I downloaded Miniconda3-latest-Linux-x86_64.sh
for my 64-bit WIndows.
Install miniconda
$ ./Miniconda3-latest-Linux-x86_64.sh
3. Conda, Jupyter Notebook, Xeus-Cling setups
Init and update conda. Init will add the required bootstrapping in your bashrc
conda init
conda update conda
Create a environment for cpp
conda create -n cpp
Activate the environment
conda activate cpp
Install Jupyter notebook, xeus-cling and required cpp extensions
conda install notebook
conda install -c conda-forge xeus-cling
conda install -c conda-forge jupyter_contrib_nbextensions
conda install -c conda-forge jupyter_nbextensions_configurator
jupyter nbextensions_configurator enable --user
4. Write Notebooks
Now that everything is setup, choose a directory for your notebooks
I choose ~/cpp-books
cd ~/cpp-books
conda activate cpp
Run Jupyter notebook with --no-browser
option as we are in WSL and paths are not valid directly to open a page in windows.

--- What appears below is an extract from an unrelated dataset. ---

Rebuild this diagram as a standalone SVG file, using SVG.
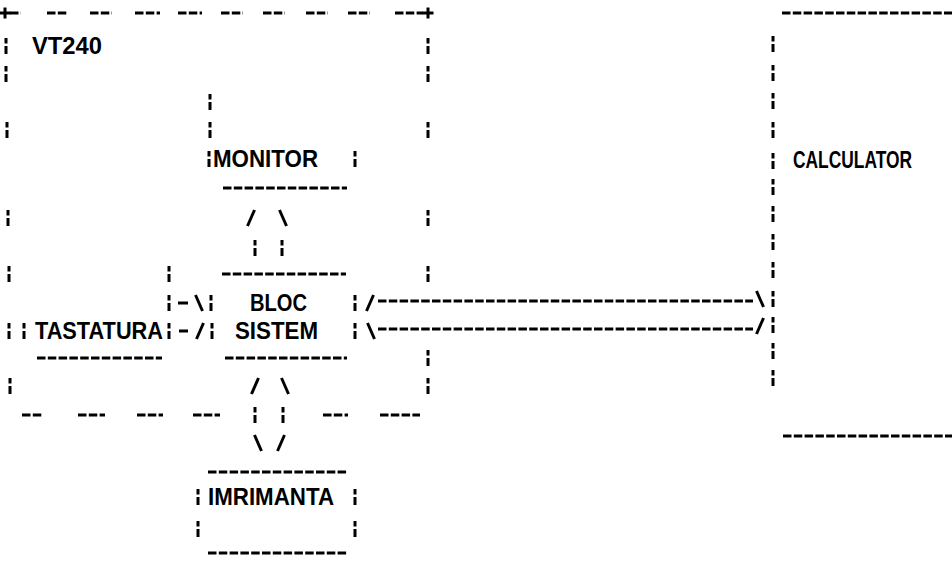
<svg xmlns="http://www.w3.org/2000/svg" xmlns:xlink="http://www.w3.org/1999/xlink" width="952" height="563" viewBox="0 0 952 563">
<style>
.s{stroke:#000;stroke-width:3;fill:none;stroke-linecap:butt}
.h{stroke:#000;stroke-width:3;fill:none;stroke-dasharray:8.5 2.3}
.t{font-family:"Liberation Sans",Arial,sans-serif;font-weight:bold;font-size:23px;fill:#000}
</style>
<defs>
<path id="c" d="M0,-8V-2.5M0,0V8"/>
<path id="fs" d="M-3.5,8L3.5,-8"/>
<path id="bs" d="M-3.5,-8L3.5,8"/>
<path id="pl" d="M-5.5,0H5.5M0,-5.5V5.5"/>
</defs>
<rect width="952" height="563" fill="#fff"/>

<g id="vt240" class="s">
<use xlink:href="#pl" x="5" y="13"/>
<use xlink:href="#pl" x="428" y="13"/>
<path class="h" d="M10,13H21M47,13H68M90,13H112M135,13H160M178,13H202M221,13H243M263,13H285M306,13H328M348,13H370M395,13H423"/>
<use xlink:href="#c" x="6" y="46"/>
<use xlink:href="#c" x="6" y="74"/>
<use xlink:href="#c" x="7" y="130"/>
<use xlink:href="#c" x="8" y="218"/>
<use xlink:href="#c" x="9" y="274"/>
<use xlink:href="#c" x="9" y="331"/>
<use xlink:href="#c" x="10" y="386"/>
<use xlink:href="#c" x="428" y="46"/>
<use xlink:href="#c" x="428" y="74"/>
<use xlink:href="#c" x="428" y="130"/>
<use xlink:href="#c" x="428" y="218"/>
<use xlink:href="#c" x="428" y="274"/>
<use xlink:href="#c" x="428" y="358"/>
<use xlink:href="#c" x="428" y="386"/>
<path class="h" d="M22,415H43M78,415H105M137,415H163M193,415H220M323,415H348M380,415H420"/>
<text class="t" x="32" y="54" stroke="none" textLength="70" lengthAdjust="spacingAndGlyphs">VT240</text>
</g>

<g id="monitor" class="s">
<use xlink:href="#c" x="210" y="102"/>
<use xlink:href="#c" x="210" y="130"/>
<use xlink:href="#c" x="209" y="159"/>
<use xlink:href="#c" x="355" y="159"/>
<text class="t" x="213" y="167" stroke="none" textLength="105" lengthAdjust="spacingAndGlyphs">MONITOR</text>
<path class="h" d="M223,188H347"/>
</g>

<g id="bloc" class="s">
<path class="h" d="M222,274H346"/>
<use xlink:href="#c" x="211" y="303"/>
<use xlink:href="#c" x="212" y="331"/>
<use xlink:href="#c" x="355" y="303"/>
<use xlink:href="#c" x="355" y="331"/>
<text class="t" x="250" y="311" stroke="none" textLength="57" lengthAdjust="spacingAndGlyphs">BLOC</text>
<text class="t" x="235" y="339" stroke="none" textLength="83" lengthAdjust="spacingAndGlyphs">SISTEM</text>
<path class="h" d="M225,358H347"/>
</g>

<g id="tastatura" class="s">
<use xlink:href="#c" x="169" y="274"/>
<use xlink:href="#c" x="169" y="303"/>
<use xlink:href="#c" x="169" y="331"/>
<use xlink:href="#c" x="24" y="331"/>
<text class="t" x="35" y="339" stroke="none" textLength="128" lengthAdjust="spacingAndGlyphs">TASTATURA</text>
<path class="h" d="M37,358H162"/>
</g>

<g id="imprimanta" class="s">
<path class="h" d="M208,472H347"/>
<use xlink:href="#c" x="198" y="497"/>
<use xlink:href="#c" x="198" y="529"/>
<use xlink:href="#c" x="355" y="497"/>
<use xlink:href="#c" x="355" y="529"/>
<text class="t" x="208" y="505" stroke="none" textLength="126" lengthAdjust="spacingAndGlyphs">IMRIMANTA</text>
<path class="h" d="M208,553H347"/>
</g>

<g id="calculator" class="s">
<path class="h" d="M782,13H952"/>
<use xlink:href="#c" x="773" y="44"/>
<use xlink:href="#c" x="773" y="73"/>
<use xlink:href="#c" x="773" y="101"/>
<use xlink:href="#c" x="773" y="130"/>
<use xlink:href="#c" x="773" y="161"/>
<use xlink:href="#c" x="773" y="187"/>
<use xlink:href="#c" x="773" y="214"/>
<use xlink:href="#c" x="773" y="242"/>
<use xlink:href="#c" x="773" y="270"/>
<use xlink:href="#c" x="773" y="299"/>
<use xlink:href="#c" x="773" y="325"/>
<use xlink:href="#c" x="773" y="351"/>
<use xlink:href="#c" x="773" y="378"/>
<text class="t" x="793" y="168" stroke="none" textLength="119" lengthAdjust="spacingAndGlyphs">CALCULATOR</text>
<path class="h" d="M783,436H952"/>
</g>

<g id="connectors" class="s">
<!-- monitor <-> bloc -->
<use xlink:href="#fs" x="251" y="218"/>
<use xlink:href="#bs" x="283" y="218"/>
<use xlink:href="#c" x="255" y="248"/>
<use xlink:href="#c" x="282" y="248"/>
<!-- tastatura -> bloc -->
<path d="M178,303H188M179,331H188"/>
<use xlink:href="#bs" x="199" y="303"/>
<use xlink:href="#fs" x="200" y="331"/>
<!-- bloc <-> calculator -->
<use xlink:href="#fs" x="370" y="303"/>
<use xlink:href="#bs" x="371" y="331"/>
<path class="h" d="M378,301H753M378,329H753"/>
<use xlink:href="#bs" x="760" y="299"/>
<use xlink:href="#fs" x="760" y="326"/>
<!-- bloc -> imprimanta -->
<use xlink:href="#fs" x="255" y="386"/>
<use xlink:href="#bs" x="285" y="386"/>
<use xlink:href="#c" x="255" y="415"/>
<use xlink:href="#c" x="283" y="415"/>
<use xlink:href="#bs" x="258" y="443"/>
<use xlink:href="#fs" x="281" y="443"/>
</g>
</svg>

jupyter notebook --no-browser
5. Open Windows Browser fix
Generate a editable default config for Jupyter
jupyter notebook --generate-config
echo c.NotebookApp.use_redirect_file = False >> ~/.jupyter/jupyter_notebook_config.py
Set your desired Windows Browser variable like
export BROWSER="/mnt/c/Program Files/Mozilla Firefox/firefox.exe"
or
export BROWSER="/mnt/c/Program Files/Google/Chrome/Application/chrome.exe"

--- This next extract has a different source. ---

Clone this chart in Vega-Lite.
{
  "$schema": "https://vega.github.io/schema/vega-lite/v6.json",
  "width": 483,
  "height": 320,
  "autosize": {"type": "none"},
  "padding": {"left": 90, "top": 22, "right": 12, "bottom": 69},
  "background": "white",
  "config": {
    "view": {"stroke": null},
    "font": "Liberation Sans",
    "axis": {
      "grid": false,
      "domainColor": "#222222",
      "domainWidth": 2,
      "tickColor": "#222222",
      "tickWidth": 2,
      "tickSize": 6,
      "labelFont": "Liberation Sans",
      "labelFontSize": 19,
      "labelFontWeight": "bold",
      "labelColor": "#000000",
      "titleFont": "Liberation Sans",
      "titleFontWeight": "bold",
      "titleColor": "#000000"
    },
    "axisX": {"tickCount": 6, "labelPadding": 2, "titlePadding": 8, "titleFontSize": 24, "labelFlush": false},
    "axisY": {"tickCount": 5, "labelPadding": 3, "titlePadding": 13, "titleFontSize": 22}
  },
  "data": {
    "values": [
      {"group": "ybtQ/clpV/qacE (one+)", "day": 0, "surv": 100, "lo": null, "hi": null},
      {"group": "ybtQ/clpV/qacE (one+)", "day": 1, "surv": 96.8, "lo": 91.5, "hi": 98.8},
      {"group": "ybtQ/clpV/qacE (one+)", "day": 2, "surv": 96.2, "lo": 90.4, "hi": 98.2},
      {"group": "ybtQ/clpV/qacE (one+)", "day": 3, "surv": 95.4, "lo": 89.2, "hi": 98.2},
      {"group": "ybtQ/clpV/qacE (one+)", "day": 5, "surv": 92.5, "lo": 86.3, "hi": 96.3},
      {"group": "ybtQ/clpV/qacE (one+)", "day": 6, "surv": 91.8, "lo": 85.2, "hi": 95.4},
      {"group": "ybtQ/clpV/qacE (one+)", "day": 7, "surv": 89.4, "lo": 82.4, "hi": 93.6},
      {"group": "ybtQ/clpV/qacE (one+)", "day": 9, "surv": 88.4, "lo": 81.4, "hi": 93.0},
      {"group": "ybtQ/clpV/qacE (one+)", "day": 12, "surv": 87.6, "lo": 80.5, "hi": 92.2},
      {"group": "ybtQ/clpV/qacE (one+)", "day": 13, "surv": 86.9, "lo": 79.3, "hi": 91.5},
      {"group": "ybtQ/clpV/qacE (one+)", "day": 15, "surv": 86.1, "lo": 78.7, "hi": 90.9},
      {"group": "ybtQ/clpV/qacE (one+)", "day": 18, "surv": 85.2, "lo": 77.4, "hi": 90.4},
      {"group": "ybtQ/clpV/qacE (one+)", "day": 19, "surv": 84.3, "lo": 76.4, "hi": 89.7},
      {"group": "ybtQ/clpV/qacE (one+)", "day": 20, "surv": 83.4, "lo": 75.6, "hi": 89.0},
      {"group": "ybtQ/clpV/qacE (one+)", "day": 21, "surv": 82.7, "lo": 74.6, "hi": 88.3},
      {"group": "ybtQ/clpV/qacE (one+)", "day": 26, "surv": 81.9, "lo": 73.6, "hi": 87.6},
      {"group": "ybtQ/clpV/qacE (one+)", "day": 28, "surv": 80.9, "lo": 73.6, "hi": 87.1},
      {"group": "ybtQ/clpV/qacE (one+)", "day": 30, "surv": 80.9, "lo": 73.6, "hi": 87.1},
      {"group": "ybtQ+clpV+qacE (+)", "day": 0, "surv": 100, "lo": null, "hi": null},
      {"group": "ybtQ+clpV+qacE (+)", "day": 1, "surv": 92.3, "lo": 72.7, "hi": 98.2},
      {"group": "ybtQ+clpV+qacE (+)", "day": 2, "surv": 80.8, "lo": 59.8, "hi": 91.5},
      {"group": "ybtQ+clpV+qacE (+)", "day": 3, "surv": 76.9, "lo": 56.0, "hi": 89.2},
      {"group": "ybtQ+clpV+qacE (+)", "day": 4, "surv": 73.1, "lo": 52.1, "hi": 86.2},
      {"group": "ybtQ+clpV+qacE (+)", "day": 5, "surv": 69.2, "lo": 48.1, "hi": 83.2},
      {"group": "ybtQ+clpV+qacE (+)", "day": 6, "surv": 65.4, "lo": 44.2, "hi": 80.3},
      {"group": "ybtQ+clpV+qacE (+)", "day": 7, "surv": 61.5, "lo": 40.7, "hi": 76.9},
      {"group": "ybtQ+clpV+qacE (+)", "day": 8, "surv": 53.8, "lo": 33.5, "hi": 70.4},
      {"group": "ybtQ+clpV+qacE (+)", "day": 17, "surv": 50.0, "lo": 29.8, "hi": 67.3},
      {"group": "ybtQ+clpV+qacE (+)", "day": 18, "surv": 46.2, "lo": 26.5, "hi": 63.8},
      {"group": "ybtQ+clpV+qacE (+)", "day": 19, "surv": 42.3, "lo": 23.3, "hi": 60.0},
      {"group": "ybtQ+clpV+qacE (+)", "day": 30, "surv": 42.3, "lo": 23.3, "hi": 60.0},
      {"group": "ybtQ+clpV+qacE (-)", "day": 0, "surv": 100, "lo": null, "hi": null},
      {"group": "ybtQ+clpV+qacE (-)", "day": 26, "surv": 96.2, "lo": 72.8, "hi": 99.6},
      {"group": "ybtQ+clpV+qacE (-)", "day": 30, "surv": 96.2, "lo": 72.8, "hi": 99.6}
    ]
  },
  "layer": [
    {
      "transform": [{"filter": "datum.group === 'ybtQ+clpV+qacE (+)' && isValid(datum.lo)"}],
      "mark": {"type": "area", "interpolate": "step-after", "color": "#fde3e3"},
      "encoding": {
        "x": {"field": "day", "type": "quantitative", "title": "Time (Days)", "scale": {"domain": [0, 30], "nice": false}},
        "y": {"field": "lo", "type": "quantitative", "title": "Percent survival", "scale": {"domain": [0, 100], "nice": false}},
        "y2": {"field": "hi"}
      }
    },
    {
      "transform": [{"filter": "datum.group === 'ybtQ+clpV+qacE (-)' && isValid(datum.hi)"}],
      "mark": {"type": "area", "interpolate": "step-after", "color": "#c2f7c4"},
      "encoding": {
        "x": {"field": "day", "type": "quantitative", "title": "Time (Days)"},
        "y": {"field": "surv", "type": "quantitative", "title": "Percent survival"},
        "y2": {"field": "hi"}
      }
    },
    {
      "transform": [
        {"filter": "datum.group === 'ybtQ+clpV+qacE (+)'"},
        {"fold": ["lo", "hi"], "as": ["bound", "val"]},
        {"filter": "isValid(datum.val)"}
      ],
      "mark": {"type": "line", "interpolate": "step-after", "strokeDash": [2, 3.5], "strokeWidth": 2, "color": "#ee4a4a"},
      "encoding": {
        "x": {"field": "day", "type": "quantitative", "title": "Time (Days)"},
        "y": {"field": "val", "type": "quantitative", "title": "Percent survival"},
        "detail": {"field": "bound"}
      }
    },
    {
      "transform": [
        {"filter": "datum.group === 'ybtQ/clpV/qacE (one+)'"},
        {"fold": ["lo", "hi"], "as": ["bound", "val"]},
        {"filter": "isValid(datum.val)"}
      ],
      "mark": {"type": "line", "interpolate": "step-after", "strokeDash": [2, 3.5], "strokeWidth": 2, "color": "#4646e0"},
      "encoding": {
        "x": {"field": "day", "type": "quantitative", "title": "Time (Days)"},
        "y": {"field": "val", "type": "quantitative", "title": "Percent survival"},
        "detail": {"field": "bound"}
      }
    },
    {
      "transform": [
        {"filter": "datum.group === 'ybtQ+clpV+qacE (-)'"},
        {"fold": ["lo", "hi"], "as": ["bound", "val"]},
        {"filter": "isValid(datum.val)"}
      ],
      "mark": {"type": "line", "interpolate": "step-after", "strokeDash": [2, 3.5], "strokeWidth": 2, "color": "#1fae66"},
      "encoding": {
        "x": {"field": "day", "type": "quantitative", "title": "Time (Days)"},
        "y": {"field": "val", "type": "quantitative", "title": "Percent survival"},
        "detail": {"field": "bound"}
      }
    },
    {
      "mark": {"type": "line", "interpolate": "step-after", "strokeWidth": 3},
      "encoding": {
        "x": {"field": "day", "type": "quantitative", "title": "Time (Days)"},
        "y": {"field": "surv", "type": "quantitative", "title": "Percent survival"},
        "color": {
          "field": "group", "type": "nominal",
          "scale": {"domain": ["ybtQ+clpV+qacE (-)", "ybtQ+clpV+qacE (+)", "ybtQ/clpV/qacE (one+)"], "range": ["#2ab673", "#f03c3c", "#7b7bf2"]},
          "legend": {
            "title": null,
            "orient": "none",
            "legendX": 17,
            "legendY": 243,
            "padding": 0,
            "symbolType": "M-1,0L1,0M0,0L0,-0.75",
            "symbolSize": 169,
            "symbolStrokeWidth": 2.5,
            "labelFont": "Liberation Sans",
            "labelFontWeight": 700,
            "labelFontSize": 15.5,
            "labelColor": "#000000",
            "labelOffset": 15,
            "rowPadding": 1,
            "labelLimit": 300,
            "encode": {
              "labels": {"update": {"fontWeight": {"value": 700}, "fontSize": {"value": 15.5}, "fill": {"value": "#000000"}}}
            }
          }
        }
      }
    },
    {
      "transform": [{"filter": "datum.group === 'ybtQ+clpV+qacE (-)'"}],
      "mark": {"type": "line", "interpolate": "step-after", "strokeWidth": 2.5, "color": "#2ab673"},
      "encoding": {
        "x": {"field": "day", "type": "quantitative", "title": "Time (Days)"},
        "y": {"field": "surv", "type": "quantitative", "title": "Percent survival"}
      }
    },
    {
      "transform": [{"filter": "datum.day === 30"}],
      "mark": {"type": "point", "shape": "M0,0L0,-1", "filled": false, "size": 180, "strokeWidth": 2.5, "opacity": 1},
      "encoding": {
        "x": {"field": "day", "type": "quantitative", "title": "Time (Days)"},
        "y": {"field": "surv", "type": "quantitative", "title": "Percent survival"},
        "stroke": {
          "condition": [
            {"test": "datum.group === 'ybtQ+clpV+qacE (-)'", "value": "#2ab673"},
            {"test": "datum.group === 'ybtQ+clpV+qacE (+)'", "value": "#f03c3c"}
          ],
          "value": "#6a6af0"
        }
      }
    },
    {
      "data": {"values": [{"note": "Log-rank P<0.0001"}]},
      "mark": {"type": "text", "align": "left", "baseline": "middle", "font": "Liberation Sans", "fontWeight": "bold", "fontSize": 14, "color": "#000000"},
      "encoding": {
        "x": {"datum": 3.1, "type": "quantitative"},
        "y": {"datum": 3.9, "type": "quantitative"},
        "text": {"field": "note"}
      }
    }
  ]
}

With above config and BROWSER
env variable set, no need to add --no-browser
option. Just run
jupyter notebook
6. Create a Windows Desktop Shortcut
Inside WSL create a script file to set the environment and run Notebook
$ cat ~/note
#!/bin/bash
cd ~/cpp-books
source ~/miniconda3/etc/profile.d/conda.sh
conda activate cpp
export BROWSER="/mnt/c/Program Files/Mozilla Firefox/firefox.exe"
jupyter notebook
Change paths accordingly
Now from Windows Desktop, Right click and Create a new Shortcut.
Set the location to
C:\Windows\System32\wsl.exe bash -c "source /home/<user>/note"
Now you can open the shortcut to view your notebooks on Windows browser
Additionally, in the shortcut properties change to start minimised.
Connecting to C++17 kernel is failing. Will there be a fix for this?
Thanks! The steps to install the additional jupyter packages help me get it working.
Thanks a lot for this very nice step-by-step tutorial!
I got a little into trouble because a first tried to generate the “~/note” file from within Windows (I thought this is faster… ). However, Windows and Linux are using different endOfLine-encodings. Notepad++ was fortunately able to convert them.